• **YOUR GOAL**: Show every line where "this" occurs.

• **DATA FOR PROCESSING**:
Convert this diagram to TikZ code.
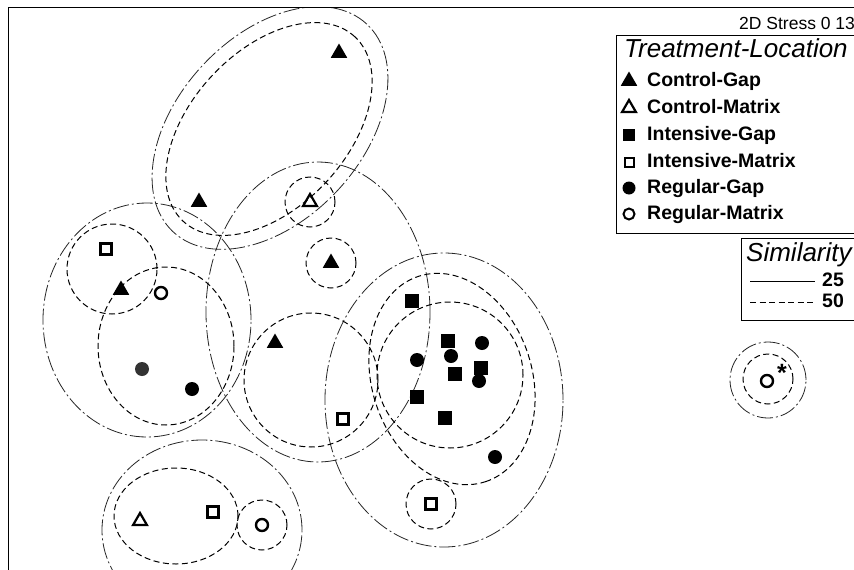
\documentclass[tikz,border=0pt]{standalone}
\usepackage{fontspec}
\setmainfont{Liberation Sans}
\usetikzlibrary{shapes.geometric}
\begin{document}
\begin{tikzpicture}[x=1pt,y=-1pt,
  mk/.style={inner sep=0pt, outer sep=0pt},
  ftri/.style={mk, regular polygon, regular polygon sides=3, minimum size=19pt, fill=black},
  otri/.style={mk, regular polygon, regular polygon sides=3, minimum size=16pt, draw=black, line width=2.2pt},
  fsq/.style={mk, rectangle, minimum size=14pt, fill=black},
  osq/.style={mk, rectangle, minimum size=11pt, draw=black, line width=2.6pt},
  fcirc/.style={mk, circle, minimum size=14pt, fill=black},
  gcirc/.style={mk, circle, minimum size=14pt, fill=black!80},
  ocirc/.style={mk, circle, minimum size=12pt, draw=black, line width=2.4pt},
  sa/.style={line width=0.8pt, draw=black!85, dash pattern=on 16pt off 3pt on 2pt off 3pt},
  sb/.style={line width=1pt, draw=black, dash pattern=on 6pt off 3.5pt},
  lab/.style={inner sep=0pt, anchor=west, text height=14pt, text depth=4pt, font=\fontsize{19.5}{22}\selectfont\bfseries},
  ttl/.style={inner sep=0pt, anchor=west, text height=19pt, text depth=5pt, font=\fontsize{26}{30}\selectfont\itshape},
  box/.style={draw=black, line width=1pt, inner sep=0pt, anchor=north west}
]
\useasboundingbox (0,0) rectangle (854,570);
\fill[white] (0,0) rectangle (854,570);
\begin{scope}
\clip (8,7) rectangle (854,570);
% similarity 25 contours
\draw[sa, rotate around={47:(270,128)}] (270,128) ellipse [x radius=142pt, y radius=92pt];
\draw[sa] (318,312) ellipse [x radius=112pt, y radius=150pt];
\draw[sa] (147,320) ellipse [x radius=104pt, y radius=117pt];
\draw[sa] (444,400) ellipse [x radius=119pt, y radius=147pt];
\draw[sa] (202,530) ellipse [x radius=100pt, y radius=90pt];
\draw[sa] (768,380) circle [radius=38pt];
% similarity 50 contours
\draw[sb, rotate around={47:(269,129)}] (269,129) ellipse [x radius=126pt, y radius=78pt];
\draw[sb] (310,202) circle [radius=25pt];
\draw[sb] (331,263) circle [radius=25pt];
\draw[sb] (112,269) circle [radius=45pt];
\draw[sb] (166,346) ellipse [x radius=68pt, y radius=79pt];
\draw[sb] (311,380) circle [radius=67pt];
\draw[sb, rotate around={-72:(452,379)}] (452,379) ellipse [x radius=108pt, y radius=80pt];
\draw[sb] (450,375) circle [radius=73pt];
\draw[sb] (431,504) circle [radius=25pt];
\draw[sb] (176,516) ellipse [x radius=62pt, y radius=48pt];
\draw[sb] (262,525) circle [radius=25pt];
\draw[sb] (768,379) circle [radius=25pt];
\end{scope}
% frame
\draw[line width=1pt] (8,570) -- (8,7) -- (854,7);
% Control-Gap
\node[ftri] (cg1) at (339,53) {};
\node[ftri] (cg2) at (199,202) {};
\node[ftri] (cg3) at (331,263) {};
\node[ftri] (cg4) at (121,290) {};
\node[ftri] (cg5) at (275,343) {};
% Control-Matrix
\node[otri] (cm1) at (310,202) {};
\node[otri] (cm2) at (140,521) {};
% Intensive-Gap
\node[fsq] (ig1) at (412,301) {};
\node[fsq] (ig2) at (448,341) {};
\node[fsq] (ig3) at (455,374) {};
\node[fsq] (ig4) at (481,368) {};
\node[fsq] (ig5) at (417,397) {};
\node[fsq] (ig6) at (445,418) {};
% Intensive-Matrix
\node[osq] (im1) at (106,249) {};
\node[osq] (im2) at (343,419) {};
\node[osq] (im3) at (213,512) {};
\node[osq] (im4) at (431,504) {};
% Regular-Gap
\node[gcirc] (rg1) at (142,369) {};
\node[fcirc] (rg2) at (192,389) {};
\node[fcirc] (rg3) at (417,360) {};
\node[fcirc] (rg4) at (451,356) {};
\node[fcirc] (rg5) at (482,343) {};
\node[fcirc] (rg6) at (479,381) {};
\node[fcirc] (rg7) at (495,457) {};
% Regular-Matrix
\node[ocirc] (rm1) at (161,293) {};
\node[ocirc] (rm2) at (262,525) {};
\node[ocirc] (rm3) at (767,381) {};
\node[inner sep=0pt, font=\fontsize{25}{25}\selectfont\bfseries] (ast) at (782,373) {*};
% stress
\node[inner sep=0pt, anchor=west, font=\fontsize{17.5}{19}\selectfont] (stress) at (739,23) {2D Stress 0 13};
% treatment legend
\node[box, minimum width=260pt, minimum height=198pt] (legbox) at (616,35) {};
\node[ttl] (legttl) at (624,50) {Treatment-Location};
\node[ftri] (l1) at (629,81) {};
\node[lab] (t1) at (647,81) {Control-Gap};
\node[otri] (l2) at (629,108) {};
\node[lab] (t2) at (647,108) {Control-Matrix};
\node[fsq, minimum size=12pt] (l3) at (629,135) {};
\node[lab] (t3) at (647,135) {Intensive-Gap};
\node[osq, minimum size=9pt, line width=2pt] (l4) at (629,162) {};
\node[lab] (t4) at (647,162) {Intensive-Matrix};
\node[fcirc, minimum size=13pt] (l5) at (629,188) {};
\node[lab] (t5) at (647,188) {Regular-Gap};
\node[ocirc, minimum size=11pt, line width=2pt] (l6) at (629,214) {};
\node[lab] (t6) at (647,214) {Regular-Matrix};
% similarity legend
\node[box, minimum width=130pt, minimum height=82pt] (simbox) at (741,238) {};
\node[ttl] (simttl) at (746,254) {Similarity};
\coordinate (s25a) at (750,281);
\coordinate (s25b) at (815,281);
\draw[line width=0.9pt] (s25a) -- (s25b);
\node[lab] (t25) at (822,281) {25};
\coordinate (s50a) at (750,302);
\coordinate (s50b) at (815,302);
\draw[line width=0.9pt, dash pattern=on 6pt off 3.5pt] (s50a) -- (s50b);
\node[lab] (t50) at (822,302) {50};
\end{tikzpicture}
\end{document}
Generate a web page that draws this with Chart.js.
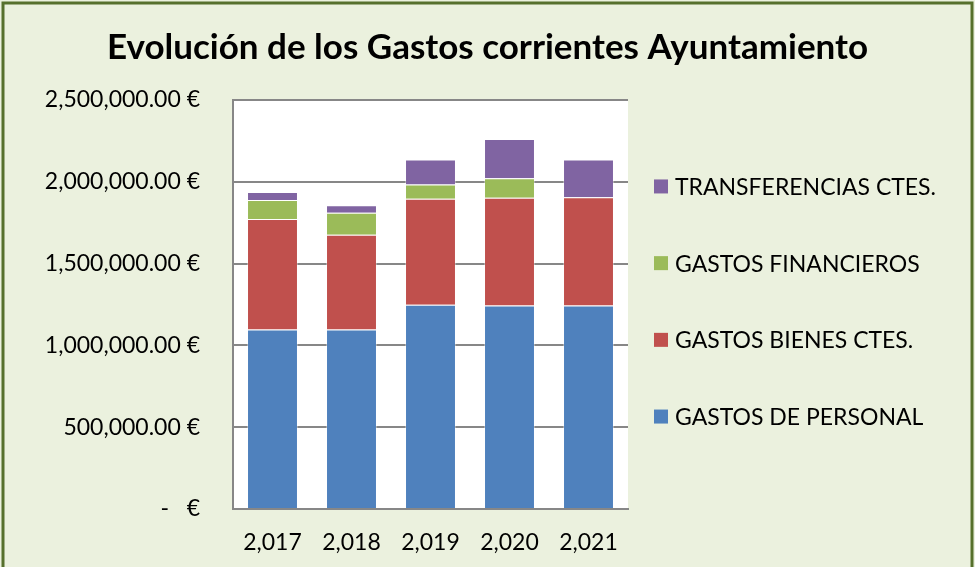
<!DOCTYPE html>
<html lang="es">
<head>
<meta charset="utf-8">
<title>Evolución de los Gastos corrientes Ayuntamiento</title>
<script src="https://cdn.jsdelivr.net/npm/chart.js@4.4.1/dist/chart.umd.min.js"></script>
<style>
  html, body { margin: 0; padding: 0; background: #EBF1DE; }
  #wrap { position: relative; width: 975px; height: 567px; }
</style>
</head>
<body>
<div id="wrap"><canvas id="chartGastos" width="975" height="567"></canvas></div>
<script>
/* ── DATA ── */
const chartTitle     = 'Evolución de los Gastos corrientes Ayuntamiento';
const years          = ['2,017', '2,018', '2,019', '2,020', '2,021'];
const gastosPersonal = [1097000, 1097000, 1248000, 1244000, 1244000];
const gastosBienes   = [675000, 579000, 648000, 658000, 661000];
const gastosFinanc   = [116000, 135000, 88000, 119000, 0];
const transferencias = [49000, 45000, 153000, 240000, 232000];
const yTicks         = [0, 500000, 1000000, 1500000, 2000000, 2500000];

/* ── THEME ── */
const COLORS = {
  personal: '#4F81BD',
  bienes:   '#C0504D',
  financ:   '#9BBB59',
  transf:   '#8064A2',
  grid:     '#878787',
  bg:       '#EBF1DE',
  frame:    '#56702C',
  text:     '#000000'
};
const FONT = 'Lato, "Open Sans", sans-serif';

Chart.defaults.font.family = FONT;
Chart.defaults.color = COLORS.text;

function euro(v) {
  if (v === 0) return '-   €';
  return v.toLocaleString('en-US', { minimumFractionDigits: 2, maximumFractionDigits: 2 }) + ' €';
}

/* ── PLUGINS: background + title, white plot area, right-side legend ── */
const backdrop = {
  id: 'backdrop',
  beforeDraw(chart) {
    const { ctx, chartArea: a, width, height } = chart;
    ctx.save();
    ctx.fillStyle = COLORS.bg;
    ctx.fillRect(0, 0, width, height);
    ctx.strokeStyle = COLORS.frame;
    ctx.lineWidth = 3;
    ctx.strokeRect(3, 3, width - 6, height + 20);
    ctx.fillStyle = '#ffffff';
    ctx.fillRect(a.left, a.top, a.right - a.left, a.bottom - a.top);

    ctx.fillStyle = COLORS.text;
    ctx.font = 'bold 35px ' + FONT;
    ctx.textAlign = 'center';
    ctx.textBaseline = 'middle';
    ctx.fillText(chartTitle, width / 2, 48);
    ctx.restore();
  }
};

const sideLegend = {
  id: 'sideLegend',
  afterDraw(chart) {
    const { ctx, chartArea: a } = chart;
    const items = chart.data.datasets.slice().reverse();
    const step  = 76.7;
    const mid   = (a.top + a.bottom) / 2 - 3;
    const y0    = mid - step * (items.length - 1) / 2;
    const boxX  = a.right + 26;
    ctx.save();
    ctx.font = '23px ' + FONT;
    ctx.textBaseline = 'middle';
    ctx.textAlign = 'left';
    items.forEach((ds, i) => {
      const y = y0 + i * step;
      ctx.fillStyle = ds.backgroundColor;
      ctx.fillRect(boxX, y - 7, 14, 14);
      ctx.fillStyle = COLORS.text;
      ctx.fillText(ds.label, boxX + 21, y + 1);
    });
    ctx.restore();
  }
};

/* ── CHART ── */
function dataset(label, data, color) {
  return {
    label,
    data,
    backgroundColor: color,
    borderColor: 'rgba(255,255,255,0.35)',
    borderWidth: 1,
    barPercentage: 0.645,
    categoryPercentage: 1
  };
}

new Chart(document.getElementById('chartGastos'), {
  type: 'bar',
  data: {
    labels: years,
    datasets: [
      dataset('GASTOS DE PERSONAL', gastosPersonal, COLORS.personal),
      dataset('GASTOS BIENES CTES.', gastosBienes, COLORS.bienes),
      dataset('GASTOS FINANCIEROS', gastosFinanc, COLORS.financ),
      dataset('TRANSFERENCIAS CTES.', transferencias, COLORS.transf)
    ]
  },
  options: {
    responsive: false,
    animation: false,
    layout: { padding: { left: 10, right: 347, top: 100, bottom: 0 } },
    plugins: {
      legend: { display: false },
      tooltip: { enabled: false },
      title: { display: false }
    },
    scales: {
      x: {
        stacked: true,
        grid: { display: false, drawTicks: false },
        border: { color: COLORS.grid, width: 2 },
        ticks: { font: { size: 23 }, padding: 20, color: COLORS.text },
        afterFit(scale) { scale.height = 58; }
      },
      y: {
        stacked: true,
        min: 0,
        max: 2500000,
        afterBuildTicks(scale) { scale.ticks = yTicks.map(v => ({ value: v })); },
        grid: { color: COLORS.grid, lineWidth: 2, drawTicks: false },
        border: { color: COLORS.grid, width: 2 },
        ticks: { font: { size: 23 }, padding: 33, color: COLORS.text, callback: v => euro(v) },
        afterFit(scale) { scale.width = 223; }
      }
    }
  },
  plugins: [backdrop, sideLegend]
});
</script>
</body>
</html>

• **WRITTEN RESPONSE**:
Convert this diagram to TikZ code.
Generate a web page that draws this with Chart.js.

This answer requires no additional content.